The stress test was based on an assumption of a 25% decline in earnings before interest, tax, depreciation and amortistion (Ebitda), according to Rebaca Tan, a Moody's assistant vice president and analyst.
Under Moody's stress scenario, capital ratios would decline by one to four percentage points in most economies, leaving banks with sufficient buffers. Among the 13 banking systems, Indian banks were the most vulnerable.
Her comments were contained in a statement issued by the rating agency on Monday where it raised concerns about high corporate leverage across Asia Pacific.
Moody's pointed out this higher leverage was posing increasing risk to the region's banks, as slower economic growth and rising trade and geopolitical tensions could weaken debt servicing abilities.

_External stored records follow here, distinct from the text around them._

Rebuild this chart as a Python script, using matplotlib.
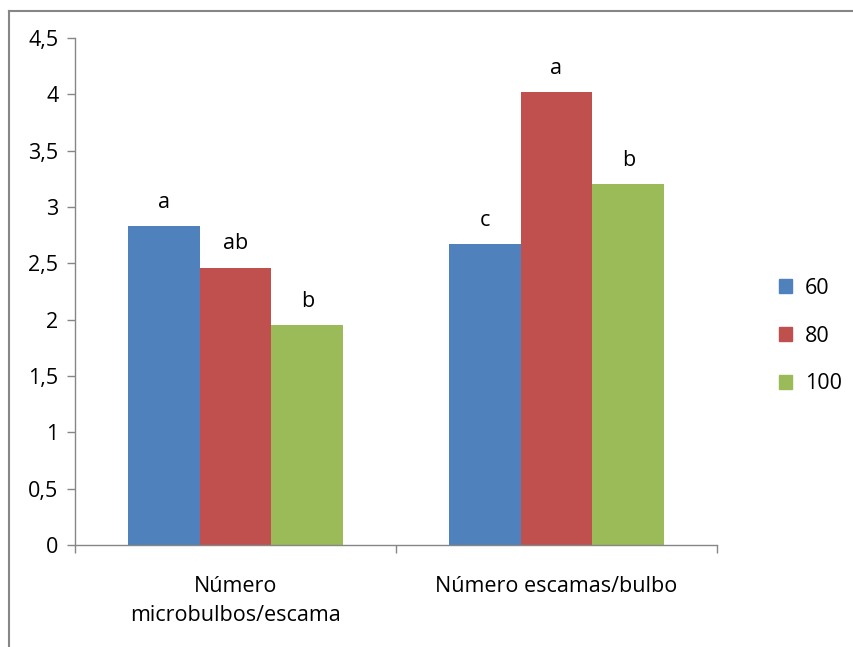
import matplotlib
matplotlib.use("Agg")
import matplotlib.pyplot as plt
from matplotlib.lines import Line2D
from matplotlib.patches import Patch
import numpy as np

categories = ["Número\nmicrobulbos/escama", "Número escamas/bulbo"]
series_names = ["60", "80", "100"]
values_60 = [2.83, 2.67]
values_80 = [2.46, 4.02]
values_100 = [1.95, 3.20]
letters_60 = ["a", "c"]
letters_80 = ["ab", "a"]
letters_100 = ["b", "b"]
yticks = [0, 0.5, 1, 1.5, 2, 2.5, 3, 3.5, 4, 4.5]
ytick_labels = ["0", "0,5", "1", "1,5", "2", "2,5", "3", "3,5", "4", "4,5"]

colors = ["#4F81BD", "#C0504D", "#9BBB59"]
plt.rcParams['font.family'] = ['Open Sans', 'DejaVu Sans']
FS = 15.5

W, H = 854, 647
fig = plt.figure(figsize=(W / 100, H / 100), dpi=100)
ax = fig.add_axes([75 / W, 1 - 545 / H, (717 - 75) / W, (545 - 38) / H])

x = np.arange(len(categories)) + 0.5
bw = 0.224
all_vals = [values_60, values_80, values_100]
all_letters = [letters_60, letters_80, letters_100]
for i, (vals, lets) in enumerate(zip(all_vals, all_letters)):
    pos = x + (i - 1) * bw
    ax.bar(pos, vals, width=bw, color=colors[i], label=series_names[i])
    for p, v, l in zip(pos, vals, lets):
        ax.text(p, v + 0.12, l, ha="center", va="bottom", fontsize=FS)

ax.set_xlim(0, 2)
ax.set_ylim(0, 4.5)
ax.set_yticks(yticks)
ax.set_yticklabels(ytick_labels, fontsize=FS)
ax.set_xticks([0, 1, 2])
ax.set_xticklabels([])
ax.set_xticks(x, minor=True)
ax.set_xticklabels(categories, minor=True, fontsize=FS, linespacing=1.55)
ax.tick_params(axis="x", which="minor", length=0, pad=22)
ax.tick_params(axis="x", which="major", length=6, color="#868686", width=1)
ax.tick_params(axis="y", length=6, color="#868686", width=1, pad=6)
for s in ["top", "right"]:
    ax.spines[s].set_visible(False)
for s in ["left", "bottom"]:
    ax.spines[s].set_color("#868686")
    ax.spines[s].set_linewidth(1)

handles = [Patch(color=c) for c in colors]
ax.legend(handles, series_names, loc="center left", bbox_to_anchor=(760 / W, 1 - 336 / H),
          bbox_transform=fig.transFigure, frameon=False, fontsize=FS,
          handlelength=0.6, handleheight=0.6, labelspacing=1.25, handletextpad=0.6)

# chart border (left and top visible)
fig.add_artist(Line2D([9 / W, 9 / W], [0, 1 - 11 / H], transform=fig.transFigure, color="#868686", lw=1.5))
fig.add_artist(Line2D([9 / W, 1], [1 - 11 / H, 1 - 11 / H], transform=fig.transFigure, color="#868686", lw=1.5))

fig.savefig("out.png", dpi=100)
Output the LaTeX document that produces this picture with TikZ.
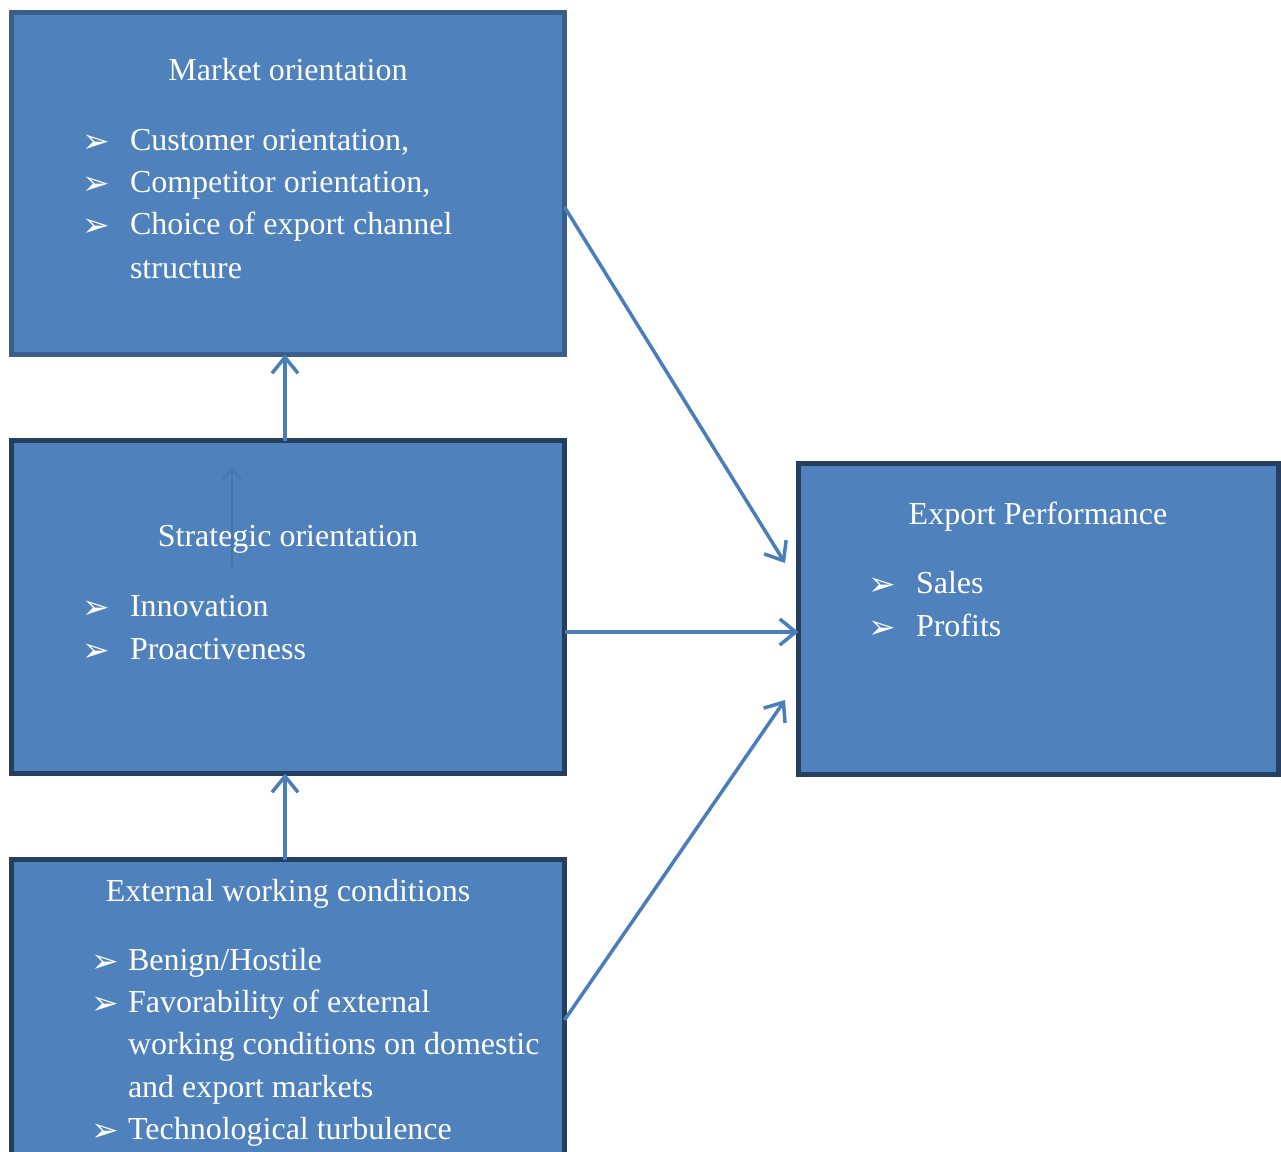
\documentclass[tikz,border=0pt]{standalone}
\usepackage{fontspec}
\setmainfont{Liberation Serif}
\newfontfamily\dejavu{DejaVu Sans}
\usetikzlibrary{arrows.meta}
\definecolor{boxfill}{HTML}{4F81BD}
\definecolor{edgeA}{HTML}{3A5F8D}
\definecolor{edgeB}{HTML}{243F60}
\definecolor{arrowcol}{HTML}{4A7EBB}
\definecolor{faintcol}{HTML}{4774AA}
\newcommand{\bulmark}{{\dejavu\fontsize{33}{33}\selectfont ➢}}
\tikzset{
  panel/.style={fill=boxfill, draw=edgeB, line width=5pt, outer sep=0pt, inner sep=0pt},
  toppanel/.style={panel, draw=edgeA},
  txt/.style={text=white, inner sep=0pt, outer sep=0pt, font=\fontsize{32}{42}\selectfont},
  titletxt/.style={txt, anchor=base},
  itemtxt/.style={txt, anchor=base west},
  bul/.style={text=white, inner sep=0pt, anchor=base west},
  link/.style={draw=arrowcol, line width=3.5pt, -{Straight Barb[length=16pt,width=26pt,line width=3.5pt]}},
  faint/.style={draw=faintcol, line width=1.5pt, -{Straight Barb[length=10pt,width=18pt,line width=1.5pt]}}
}
\begin{document}
\begin{tikzpicture}[x=1pt,y=-1pt]
\useasboundingbox (0,0) rectangle (1281,1151);
\clip (0,0) rectangle (1281,1151);
% boxes
\node[toppanel, minimum width=553pt, minimum height=342pt] (mo) at (288,183.5) {};
\node[panel, minimum width=553pt, minimum height=333pt] (so) at (288,607) {};
\node[panel, minimum width=553pt, minimum height=330pt] (ew) at (288,1024.5) {};
\node[panel, minimum width=480pt, minimum height=311pt] (ep) at (1038.5,619) {};
% market orientation text
\node[titletxt] (moT) at (288,80) {Market orientation};
\node[bul] (moB1) at (82,152) {\bulmark};
\node[itemtxt] (moI1) at (130,150) {Customer orientation,};
\node[bul] (moB2) at (82,194) {\bulmark};
\node[itemtxt] (moI2) at (130,192) {Competitor orientation,};
\node[bul] (moB3) at (82,236) {\bulmark};
\node[itemtxt] (moI3) at (130,234) {Choice of export channel};
\node[itemtxt] (moI4) at (130,278) {structure};
% strategic orientation text
\node[titletxt] (soT) at (288,546) {Strategic orientation};
\node[bul] (soB1) at (82,618) {\bulmark};
\node[itemtxt] (soI1) at (130,616) {Innovation};
\node[bul] (soB2) at (82,661) {\bulmark};
\node[itemtxt] (soI2) at (130,659) {Proactiveness};
% export performance text
\node[titletxt] (epT) at (1038,524) {Export Performance};
\node[bul] (epB1) at (868,595) {\bulmark};
\node[itemtxt] (epI1) at (916,593) {Sales};
\node[bul] (epB2) at (868,638) {\bulmark};
\node[itemtxt] (epI2) at (916,636) {Profits};
% external working conditions text
\node[titletxt] (ewT) at (288,901) {External working conditions};
\node[bul] (ewB1) at (91,972) {\bulmark};
\node[itemtxt] (ewI1) at (128,970) {Benign/Hostile};
\node[bul] (ewB2) at (91,1014) {\bulmark};
\node[itemtxt] (ewI2) at (128,1012) {Favorability of external};
\node[itemtxt] (ewI3) at (128,1054) {working conditions on domestic};
\node[itemtxt] (ewI4) at (128,1097) {and export markets};
\node[bul] (ewB3) at (91,1141) {\bulmark};
\node[itemtxt] (ewI5) at (128,1139) {Technological turbulence};
% connectors
\coordinate (soTop) at (so.north -| 285,0);
\coordinate (moBot) at (mo.south -| 285,0);
\coordinate (ewTop) at (ew.north -| 285,0);
\coordinate (soBot) at (so.south -| 285,0);
\coordinate (epIn1) at (785,563);
\coordinate (epIn3) at (785,700);
\coordinate (faintS) at (232,567);
\coordinate (faintE) at (232,468);
\draw[faint] (faintS) -- (faintE);
\draw[link] (soTop) -- (moBot);
\draw[link] (ewTop) -- (soBot);
\draw[link] (mo.east |- 0,207) -- (epIn1);
\draw[link] (so.east |- 0,632) -- (ep.west |- 0,632);
\draw[link] (ew.east |- 0,1020) -- (epIn3);
\end{tikzpicture}
\end{document}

“Corporate default rates in Asia Pacific have been low so far, helped by low interest rates and favourable financing conditions, but the intensifying trade and geopolitical tensions are weighning on the global economy and supply chains
amid already slowing growth,” Tan said in a report.
Total corporate debt across the 13 economies covered by Moody's report grew only 1% year over year in US dollar terms at the end of 2018, the slowest pace since the global financial crisis.
Yet, overall corporate leverage remained high relative to GDP in many of the region's economies.
Moreover, outstanding debt was heavily concentrated among corporates that hold debt more than four times Ebitda, raising the risk of rising defaults as operating conditions weaken.
“Somewhat mitigating these risks are the strong buffers kept by most Asia Pacific banks, in the form of both loan loss reserves and capital, to withstand a sharp deterioration in asset quality,” the report said.